━━━ SOURCE DATA

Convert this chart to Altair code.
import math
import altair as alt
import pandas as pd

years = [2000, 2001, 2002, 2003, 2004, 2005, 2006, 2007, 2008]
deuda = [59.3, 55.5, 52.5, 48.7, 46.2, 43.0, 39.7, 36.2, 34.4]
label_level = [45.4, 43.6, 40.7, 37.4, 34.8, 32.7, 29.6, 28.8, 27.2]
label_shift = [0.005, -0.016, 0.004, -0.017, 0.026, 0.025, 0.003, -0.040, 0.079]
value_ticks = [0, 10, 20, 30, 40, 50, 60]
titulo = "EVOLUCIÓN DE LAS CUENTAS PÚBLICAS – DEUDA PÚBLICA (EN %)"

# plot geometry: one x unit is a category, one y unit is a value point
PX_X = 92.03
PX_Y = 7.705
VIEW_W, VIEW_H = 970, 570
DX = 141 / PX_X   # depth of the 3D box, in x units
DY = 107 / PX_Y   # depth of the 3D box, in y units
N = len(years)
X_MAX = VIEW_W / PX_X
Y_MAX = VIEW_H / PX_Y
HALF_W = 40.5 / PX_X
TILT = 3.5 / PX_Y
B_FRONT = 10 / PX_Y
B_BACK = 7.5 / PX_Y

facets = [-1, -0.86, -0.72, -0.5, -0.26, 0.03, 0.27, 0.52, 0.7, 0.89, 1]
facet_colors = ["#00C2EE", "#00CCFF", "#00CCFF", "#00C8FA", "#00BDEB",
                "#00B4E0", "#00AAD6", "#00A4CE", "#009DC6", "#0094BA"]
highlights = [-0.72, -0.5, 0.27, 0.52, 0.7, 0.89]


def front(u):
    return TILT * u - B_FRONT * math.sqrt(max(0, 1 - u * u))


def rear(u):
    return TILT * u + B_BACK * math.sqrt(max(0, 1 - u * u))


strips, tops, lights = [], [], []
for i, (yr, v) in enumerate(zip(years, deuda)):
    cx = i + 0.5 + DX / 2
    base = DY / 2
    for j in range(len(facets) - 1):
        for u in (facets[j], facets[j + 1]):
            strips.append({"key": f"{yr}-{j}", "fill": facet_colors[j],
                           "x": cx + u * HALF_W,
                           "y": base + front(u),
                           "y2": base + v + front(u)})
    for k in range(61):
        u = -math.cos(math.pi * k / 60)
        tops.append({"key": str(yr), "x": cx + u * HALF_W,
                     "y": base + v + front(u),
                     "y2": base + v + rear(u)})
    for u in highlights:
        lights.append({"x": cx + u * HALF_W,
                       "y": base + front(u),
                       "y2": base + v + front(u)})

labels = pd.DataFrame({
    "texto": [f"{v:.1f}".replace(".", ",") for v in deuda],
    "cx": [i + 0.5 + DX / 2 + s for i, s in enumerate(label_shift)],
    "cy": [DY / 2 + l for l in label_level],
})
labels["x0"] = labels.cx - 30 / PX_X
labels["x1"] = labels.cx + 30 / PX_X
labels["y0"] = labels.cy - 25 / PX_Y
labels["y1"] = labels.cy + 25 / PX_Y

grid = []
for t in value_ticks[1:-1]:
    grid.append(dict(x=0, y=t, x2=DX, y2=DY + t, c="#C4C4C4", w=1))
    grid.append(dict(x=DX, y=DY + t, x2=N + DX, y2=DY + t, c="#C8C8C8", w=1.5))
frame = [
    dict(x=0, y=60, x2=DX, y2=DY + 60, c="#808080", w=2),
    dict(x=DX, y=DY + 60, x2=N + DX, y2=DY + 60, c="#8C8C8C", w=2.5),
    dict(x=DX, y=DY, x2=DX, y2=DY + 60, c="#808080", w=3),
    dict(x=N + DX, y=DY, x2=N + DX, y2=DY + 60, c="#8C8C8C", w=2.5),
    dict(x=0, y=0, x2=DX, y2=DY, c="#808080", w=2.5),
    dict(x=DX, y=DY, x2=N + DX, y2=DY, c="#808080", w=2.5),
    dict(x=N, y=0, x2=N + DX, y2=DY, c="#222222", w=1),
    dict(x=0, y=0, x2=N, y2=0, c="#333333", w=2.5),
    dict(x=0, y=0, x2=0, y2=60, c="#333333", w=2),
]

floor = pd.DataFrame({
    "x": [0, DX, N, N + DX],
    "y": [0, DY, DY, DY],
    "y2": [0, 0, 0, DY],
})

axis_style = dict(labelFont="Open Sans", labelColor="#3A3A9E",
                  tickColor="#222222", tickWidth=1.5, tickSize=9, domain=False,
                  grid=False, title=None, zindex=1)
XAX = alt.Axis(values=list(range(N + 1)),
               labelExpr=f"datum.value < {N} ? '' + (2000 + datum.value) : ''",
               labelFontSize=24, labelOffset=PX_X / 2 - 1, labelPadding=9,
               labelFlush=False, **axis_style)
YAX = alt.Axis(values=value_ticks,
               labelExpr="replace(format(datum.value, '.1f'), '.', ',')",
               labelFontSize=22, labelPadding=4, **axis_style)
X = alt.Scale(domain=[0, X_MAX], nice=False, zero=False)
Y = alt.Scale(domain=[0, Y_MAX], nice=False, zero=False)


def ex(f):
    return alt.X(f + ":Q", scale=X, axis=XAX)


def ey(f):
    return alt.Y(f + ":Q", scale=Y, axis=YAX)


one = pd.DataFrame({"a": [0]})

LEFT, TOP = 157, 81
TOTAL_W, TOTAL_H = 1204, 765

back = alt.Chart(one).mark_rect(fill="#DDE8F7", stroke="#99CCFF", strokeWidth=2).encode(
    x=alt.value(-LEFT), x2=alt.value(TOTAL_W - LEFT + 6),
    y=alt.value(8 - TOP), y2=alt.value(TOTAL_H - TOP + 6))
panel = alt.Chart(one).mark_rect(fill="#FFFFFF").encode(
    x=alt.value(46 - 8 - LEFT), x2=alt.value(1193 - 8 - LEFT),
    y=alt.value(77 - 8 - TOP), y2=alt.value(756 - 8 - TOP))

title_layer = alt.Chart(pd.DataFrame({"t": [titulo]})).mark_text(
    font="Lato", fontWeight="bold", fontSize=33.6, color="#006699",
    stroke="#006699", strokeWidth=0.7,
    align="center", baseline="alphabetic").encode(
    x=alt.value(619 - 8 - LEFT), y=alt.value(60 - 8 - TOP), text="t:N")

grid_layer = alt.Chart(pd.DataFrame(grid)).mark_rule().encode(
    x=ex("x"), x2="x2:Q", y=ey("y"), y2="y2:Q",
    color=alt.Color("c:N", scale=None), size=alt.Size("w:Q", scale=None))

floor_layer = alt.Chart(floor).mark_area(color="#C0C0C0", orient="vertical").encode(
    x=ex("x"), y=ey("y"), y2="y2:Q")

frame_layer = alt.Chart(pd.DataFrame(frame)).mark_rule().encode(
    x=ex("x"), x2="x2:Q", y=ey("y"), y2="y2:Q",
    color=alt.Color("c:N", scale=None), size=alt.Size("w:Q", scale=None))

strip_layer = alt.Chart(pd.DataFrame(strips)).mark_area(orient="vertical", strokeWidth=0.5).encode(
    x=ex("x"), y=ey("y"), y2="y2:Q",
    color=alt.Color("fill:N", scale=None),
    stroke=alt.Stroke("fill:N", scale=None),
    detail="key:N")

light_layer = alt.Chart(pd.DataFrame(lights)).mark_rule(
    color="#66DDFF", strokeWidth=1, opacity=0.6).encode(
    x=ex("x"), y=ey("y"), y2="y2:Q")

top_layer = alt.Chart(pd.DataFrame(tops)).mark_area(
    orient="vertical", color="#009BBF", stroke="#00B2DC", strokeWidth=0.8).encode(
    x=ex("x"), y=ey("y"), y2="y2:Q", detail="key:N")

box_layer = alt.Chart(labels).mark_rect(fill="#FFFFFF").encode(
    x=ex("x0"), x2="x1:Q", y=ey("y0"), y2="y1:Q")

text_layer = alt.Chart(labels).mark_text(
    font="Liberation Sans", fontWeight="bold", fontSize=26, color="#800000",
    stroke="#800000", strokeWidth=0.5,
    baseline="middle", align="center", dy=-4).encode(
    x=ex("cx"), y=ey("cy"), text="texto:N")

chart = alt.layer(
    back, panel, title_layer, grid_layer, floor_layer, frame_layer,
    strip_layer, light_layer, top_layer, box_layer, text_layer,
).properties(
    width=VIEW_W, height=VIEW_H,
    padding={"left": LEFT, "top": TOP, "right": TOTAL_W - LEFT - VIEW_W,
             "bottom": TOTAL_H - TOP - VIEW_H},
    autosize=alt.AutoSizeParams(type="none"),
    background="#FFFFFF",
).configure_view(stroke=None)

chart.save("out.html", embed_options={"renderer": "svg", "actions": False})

━━━━━━

_SHORT PROBLEM_
Starting at the first line of the data above, please restate word for word every line up to and including the one that holds "import pandas as pd", and add nothing else.

_RESPONSE TO THIS TASK_
Convert this chart to Altair code.
import math
import altair as alt
import pandas as pd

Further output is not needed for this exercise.